Hendardi menilai penarikan militer ke ranah sipil secara sistemik melemahkan prinsip-prinsip negara hukum. Menurutnya, supremasi hukum justru terancam jika militer diposisikan di luar batas yurisdiksinya.
“Menarik-narik Militer ke dalam keseluruhan elemen sistem hukum pidana jelas-jelas bertentangan dengan supremasi sipil dan supremasi hukum,” kata Hendardi.
“Keluarnya ST tentang dukungan pengamanan kepada seluruh institusi kejaksaan di wilayah Indonesia semakin menegaskan bahwa militerisme mengalami penguatan dalam kelembagaan penegakan hukum, yang di antaranya didorong oleh kehendak politik Kejaksaan sendiri,” lanjutnya.
Ia menegaskan bahwa TNI seharusnya hanya memiliki yurisdiksi hukum di lingkungan internal militer. Keterlibatan TNI di luar kerangka itu dipandang sebagai pelanggaran prinsip tata kelola pemerintahan demokratis.
“Pada saat yang sama, hal itu sangat potensial melemahkan supremasi hukum. Padahal, menurut hukum positif Indonesia, TNI hanya memiliki yurisdiksi penegakan hukum di lingkungan TNI saja, itupun dengan tata perundang-undangan Peradilan Militer yang mesti diperbarui,” tuturnya.

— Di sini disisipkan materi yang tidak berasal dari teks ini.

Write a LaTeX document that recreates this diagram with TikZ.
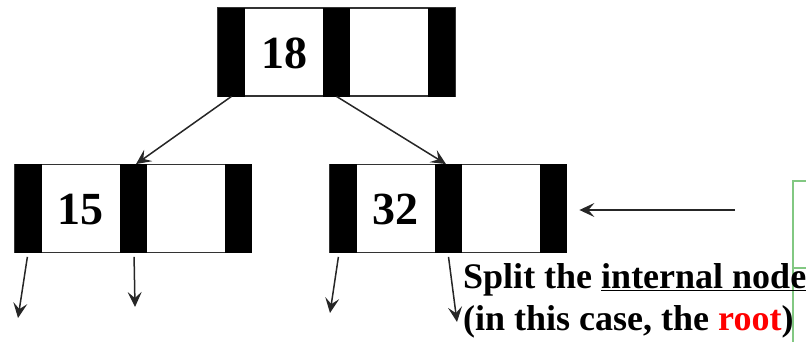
\documentclass[tikz,border=0pt]{standalone}
\usepackage{fontspec}
\setmainfont{Liberation Serif}
\usetikzlibrary{arrows.meta}
\definecolor{boxgreen}{RGB}{130,200,130}
\begin{document}
\begin{tikzpicture}[x=1pt,y=-1pt,
  keybox/.style={draw=black!80, line width=1.6pt, minimum width=237pt,
    minimum height=88pt, inner sep=0pt},
  keybar/.style={fill=black, draw=black, line width=0.8pt, minimum width=26pt,
    minimum height=88pt, inner sep=0pt},
  keytext/.style={font=\fontsize{46}{46}\selectfont\bfseries, inner sep=0pt},
  ptr/.style={draw=black!85, line width=1.5pt,
    -{Stealth[length=15pt,width=14pt,inset=6pt]}},
  note/.style={font=\fontsize{36}{42}\selectfont\bfseries, inner sep=0pt, anchor=base west}]
\useasboundingbox (0,0) rectangle (806,342);

% partly visible boxes at the right edge
\begin{scope}
  \clip (0,0) rectangle (806,342);
  \draw[boxgreen, line width=2.2pt] (793,181) rectangle (840,268);
  \draw[boxgreen, line width=2.2pt] (793,268) rectangle (840,400);
\end{scope}

% root node
\node[keybox] (root) at (336.5,52) {};
\node[keybar] (rootL) at ([xshift=-105pt]root.center) {};
\node[keybar] (rootM) at (root.center) {};
\node[keybar] (rootR) at ([xshift=105pt]root.center) {};
\node[keytext] (k18) at ([xshift=-52.5pt,yshift=-1pt]root.center) {18};

% left child
\node[keybox] (lc) at (133,208.5) {};
\node[keybar] (lcL) at ([xshift=-105pt]lc.center) {};
\node[keybar] (lcM) at (lc.center) {};
\node[keybar] (lcR) at ([xshift=105pt]lc.center) {};
\node[keytext] (k15) at ([xshift=-52.5pt,yshift=-1pt]lc.center) {15};

% right child
\node[keybox] (rc) at (448,208.5) {};
\node[keybar] (rcL) at ([xshift=-105pt]rc.center) {};
\node[keybar] (rcM) at (rc.center) {};
\node[keybar] (rcR) at ([xshift=105pt]rc.center) {};
\node[keytext] (k32) at ([xshift=-52.5pt,yshift=-1pt]rc.center) {32};

% pointers from the root
\draw[ptr] (rootL.south) -- ([xshift=3pt]lcM.north);
\draw[ptr] (rootM.south) -- ([xshift=-2pt]rcM.north);

% dangling child pointers
\coordinate (p1) at (18,318);
\coordinate (p2) at (135,307);
\coordinate (p3) at (330,313);
\coordinate (p4) at (457,322);
\draw[ptr, shorten <=4pt] (lcL.south) -- (p1);
\draw[ptr, shorten <=4pt] ([xshift=1pt]lcM.south) -- (p2);
\draw[ptr, shorten <=4pt] ([xshift=-4pt]rcL.south) -- (p3);
\draw[ptr, shorten <=4pt] (rcM.south) -- (p4);

% incoming arrow
\coordinate (src) at (735,210);
\draw[ptr, shorten >=13pt] (src) -- (src -| rcR.east);

% caption
\node[note] (line1) at (463,288) {Split the \underline{internal node}};
\node[note] (line2) at (463,330) {(in this case, the \textcolor{red}{root})};
\end{tikzpicture}
\end{document}
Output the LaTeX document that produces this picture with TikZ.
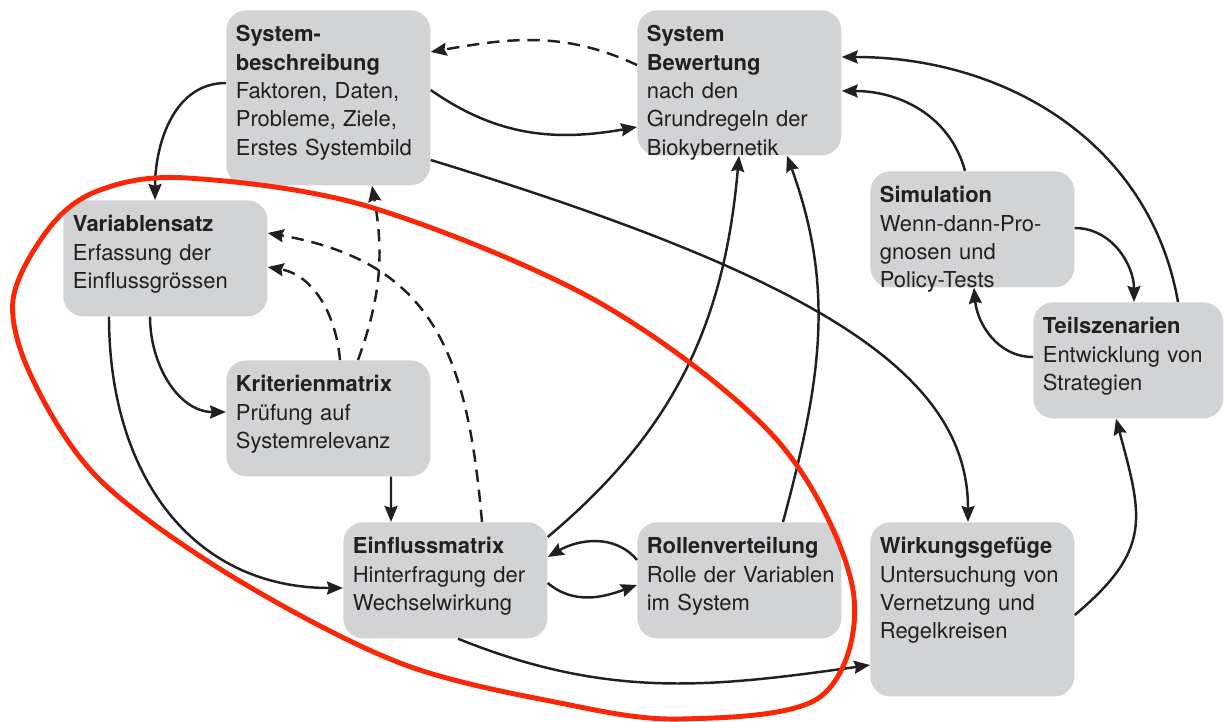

Ia pun mendorong agar Panglima TNI fokus pada revisi Undang-Undang Peradilan Militer yang dinilainya tidak lagi sesuai dengan semangat demokrasi. Ia menegaskan TNI seharusnya tidak ikut campur dalam penegakan hukum sipil.
“Dalam konteks sistem penegakan hukum dan penguatan supremasi sipil dalam penegakan hukum, Panglima TNI dan jajarannya mestinya kita dorong untuk memberikan perhatian khusus pada revisi Nomor 31 Tahun 1997 tentang Peradilan Militer yang sudah tidak sesuai dengan spirit rakyat (volksgeists), supremasi sipil, dan supremasi hukum dalam tata kelola pemerintahan demokratis,” ujar Hendardi.
“Alih-alih menarik-narik terlalu dalam pada penegakan hukum di ranah sipil dengan memberikan dukungan dan bantuan pada Kejaksaan sebagai elemen sipil,” pungkasnya.